● Your task:
Extract word for word the lines of the listing from its start to the line holding "import plotly.graph_objects as go", both ends kept; pictures are not part of the copy.
— BEGIN Data to use —
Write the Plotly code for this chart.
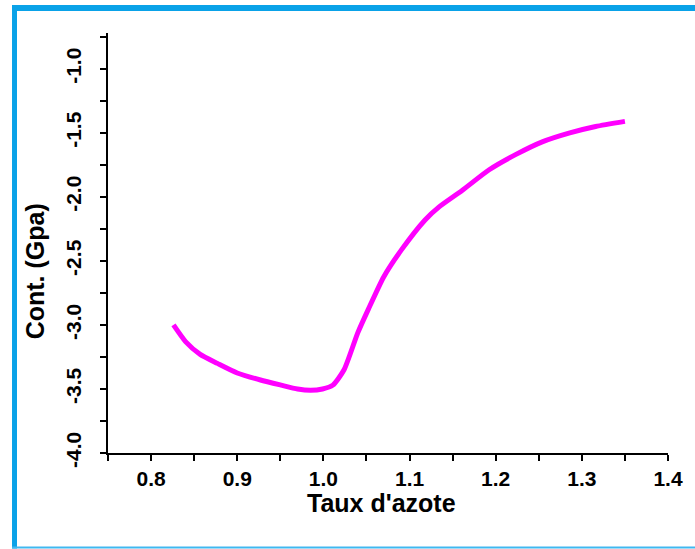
import plotly.graph_objects as go

# Nitrogen ratio vs. stress
taux_azote = [0.826, 0.840, 0.857, 0.877, 0.900, 0.927, 0.951, 0.970, 0.985,
              0.999, 1.011, 1.024, 1.040, 1.052, 1.070, 1.091, 1.118, 1.134,
              1.161, 1.192, 1.223, 1.254, 1.286, 1.316, 1.350]
contrainte = [-3.00, -3.13, -3.23, -3.30, -3.375, -3.43, -3.47, -3.50, -3.51,
              -3.50, -3.47, -3.35, -3.06, -2.88, -2.625, -2.41, -2.18, -2.08,
              -1.95, -1.79, -1.67, -1.57, -1.50, -1.45, -1.41]

x_ticks = [0.8, 0.9, 1.0, 1.1, 1.2, 1.3, 1.4]
y_ticks = [-4.0, -3.5, -3.0, -2.5, -2.0, -1.5, -1.0]

FONT = "Arial, Liberation Sans, sans-serif"
BLUE = "#0aa2e8"

fig = go.Figure()
fig.add_trace(go.Scatter(
    x=taux_azote, y=contrainte, mode="lines",
    line=dict(color="#ff00ff", width=5, shape="spline", smoothing=0.6),
    showlegend=False,
))

axis_common = dict(
    showgrid=False, zeroline=False,
    showline=True, linecolor="black", linewidth=2,
    ticks="outside", ticklen=6, tickwidth=2, tickcolor="black",
    tickfont=dict(family=FONT, size=21, color="black", weight="bold"),
)

fig.update_xaxes(
    range=[0.75, 1.4], tickmode="array", tickvals=x_ticks,
    ticktext=[f"{v:.1f}" for v in x_ticks],
    minor=dict(ticks="outside", ticklen=6, tickwidth=2, tickcolor="black", dtick=0.05),
    **axis_common,
)
# plain hyphen as the minus sign on the stress axis
fig.update_yaxes(
    range=[-4.0, -0.72], tickmode="array", tickvals=y_ticks,
    ticktext=[f"{v:.1f}" for v in y_ticks],
    tickangle=-90, ticklabelstandoff=11,
    minor=dict(ticks="outside", ticklen=6, tickwidth=2, tickcolor="black", dtick=0.25),
    **axis_common,
)

# Frame around the figure
shapes = [
    dict(type="rect", xref="paper", yref="paper", x0=-0.1714, x1=-0.1625,
         y0=-0.2274, y1=1.0667, fillcolor=BLUE, line=dict(width=0)),
    dict(type="rect", xref="paper", yref="paper", x0=-0.1714, x1=1.06,
         y0=1.0524, y1=1.0667, fillcolor=BLUE, line=dict(width=0)),
    dict(type="rect", xref="paper", yref="paper", x0=-0.1714, x1=1.06,
         y0=-0.2274, y1=-0.2226, fillcolor="#40b8f0", line=dict(width=0)),
]

annotations = [
    dict(text="Taux d'azote", xref="paper", yref="paper", x=0.4875, y=-0.119,
         xanchor="center", yanchor="middle", showarrow=False,
         font=dict(family=FONT, size=25, color="black", weight="bold")),
    dict(text="Cont. (Gpa)", xref="paper", yref="paper", x=-0.130, y=0.433,
         xanchor="center", yanchor="middle", textangle=-90, showarrow=False,
         font=dict(family=FONT, size=25, color="black", weight="bold")),
]

fig.update_layout(
    width=695, height=549,
    margin=dict(l=108, r=27, t=33, b=96),
    paper_bgcolor="white", plot_bgcolor="white",
    shapes=shapes, annotations=annotations,
)

fig.write_html("out.html")
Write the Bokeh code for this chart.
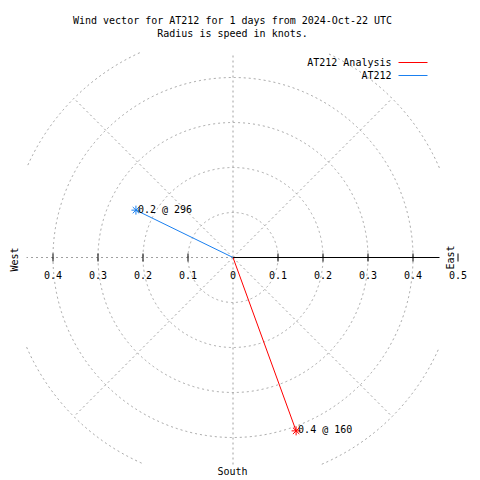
import numpy as np
from bokeh.plotting import figure
from bokeh.models import Range1d, Label
from bokeh.embed import file_html
from bokeh.resources import INLINE

# ---------------- data ----------------
series_names = ["AT212 Analysis", "AT212"]
speeds = [0.41, 0.24]            # knots
directions = [160, 296]          # compass degrees
point_labels = ["0.4 @ 160", "0.2 @ 296"]
ring_radii = [0.1, 0.2, 0.3, 0.4, 0.5]
spoke_angles = [45, 90, 135, 180, 225, 270, 315]
tick_values = [-0.4, -0.3, -0.2, -0.1, 0.0, 0.1, 0.2, 0.3, 0.4, 0.5]
tick_labels = ["0.4", "0.3", "0.2", "0.1", "0", "0.1", "0.2", "0.3", "0.4", "0.5"]
title_lines = ["Wind vector for AT212 for 1 days from 2024-Oct-22 UTC",
               "Radius is speed in knots."]

# ---------------- styling / layout ----------------
colors = ["#ff0000", "#1a80f0"]
FONT = "DejaVu Sans Mono"
FS = "10px"
GRID = "#a0a0a0"
CX, CY, S = 232.5, 257.0, 450.0   # centre (px) and px per knot


def dx(px):
    return (px - CX) / S


def dy(py):
    return (CY - py) / S


XL, XR, YT, YB = dx(26), dx(439), dy(52), dy(464)   # clip box of the polar area

p = figure(width=480, height=480, output_backend="svg", toolbar_location=None,
           x_range=Range1d(dx(0), dx(480)), y_range=Range1d(dy(480), dy(0)),
           x_axis_location=None, y_axis_location=None, min_border=0)
p.grid.visible = False
p.outline_line_color = None
p.background_fill_color = "white"
p.border_fill_color = "white"

# rings, clipped to box
xs_all, ys_all = [], []
th = np.radians(np.arange(0, 360.01, 0.25))
for r in ring_radii:
    x = r * np.cos(th)
    y = r * np.sin(th)
    inside = (x >= XL) & (x <= XR) & (y <= YT) & (y >= YB)
    if inside.all():
        xs_all.append(list(x)); ys_all.append(list(y))
        continue
    idx = np.where(inside)[0]
    runs = np.split(idx, np.where(np.diff(idx) != 1)[0] + 1)
    for run in runs:
        if len(run) > 1:
            xs_all.append(list(x[run])); ys_all.append(list(y[run]))
p.multi_line(xs=xs_all, ys=ys_all, line_color=GRID, line_dash="2 3", line_width=1)

# spokes
sx, sy = [], []
for a in spoke_angles:
    c, s = np.cos(np.radians(a)), np.sin(np.radians(a))
    t = max(ring_radii)
    if abs(c) > 1e-9:
        t = min(t, (XR if c > 0 else -XL) / abs(c))
    if abs(s) > 1e-9:
        t = min(t, (YT if s > 0 else -YB) / abs(s))
    sx.append([0, t * c]); sy.append([0, t * s])
p.multi_line(xs=sx, ys=sy, line_color=GRID, line_dash="2 3", line_width=1)

# east axis line + ticks
p.segment(x0=[0], y0=[0], x1=[XR], y1=[0], line_color="black", line_width=1)
tk = [v for v in tick_values if v != 0]
p.segment(x0=tk, y0=[dy(261)] * len(tk), x1=tk, y1=[dy(253)] * len(tk),
          line_color="black", line_width=1)

# tick labels
p.text(x=tick_values, y=[dy(274)] * len(tick_values), text=tick_labels,
       text_font={"value": FONT}, text_font_size=FS, text_align="center",
       text_baseline="middle", text_color="black")

# vectors
u = [sp * np.sin(np.radians(d)) for sp, d in zip(speeds, directions)]
v = [sp * np.cos(np.radians(d)) for sp, d in zip(speeds, directions)]
for i in range(len(speeds)):
    p.segment(x0=[0], y0=[0], x1=[u[i]], y1=[v[i]], line_color=colors[i], line_width=1)
    p.scatter(x=[u[i]], y=[v[i]], marker="asterisk", size=9, line_color=colors[i],
              line_width=1)
    p.text(x=[u[i]], y=[v[i]], text=[point_labels[i]], x_offset=2, y_offset=-1,
           text_font={"value": FONT}, text_font_size=FS, text_align="left",
           text_baseline="middle", text_color="black")

# legend (text left, line sample right)
for i, name in enumerate(series_names):
    ly = 62 + 13 * i
    p.add_layout(Label(x=dx(391), y=dy(ly), text=name, text_font=FONT,
                       text_font_size=FS, text_align="right",
                       text_baseline="middle", text_color="black"))
    p.segment(x0=[dx(398)], y0=[dy(ly)], x1=[dx(427)], y1=[dy(ly)],
              line_color=colors[i], line_width=1)

# titles
for i, t in enumerate(title_lines):
    p.add_layout(Label(x=dx(232), y=dy(20 + 13 * i), text=t, text_font=FONT,
                       text_font_size=FS, text_align="center",
                       text_baseline="middle", text_color="black"))

# compass labels
p.add_layout(Label(x=dx(14), y=dy(259), text="West", angle=np.pi / 2,
                   text_font=FONT, text_font_size=FS, text_align="center",
                   text_baseline="middle", text_color="black"))
p.add_layout(Label(x=dx(450), y=dy(257), text="East", angle=np.pi / 2,
                   text_font=FONT, text_font_size=FS, text_align="center",
                   text_baseline="middle", text_color="black"))
p.add_layout(Label(x=dx(232), y=dy(471), text="South",
                   text_font=FONT, text_font_size=FS, text_align="center",
                   text_baseline="middle", text_color="black"))

open("out.html", "w").write(file_html(p, INLINE))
— END Data to use —
● Answer to the task:
Write the Plotly code for this chart.
import plotly.graph_objects as go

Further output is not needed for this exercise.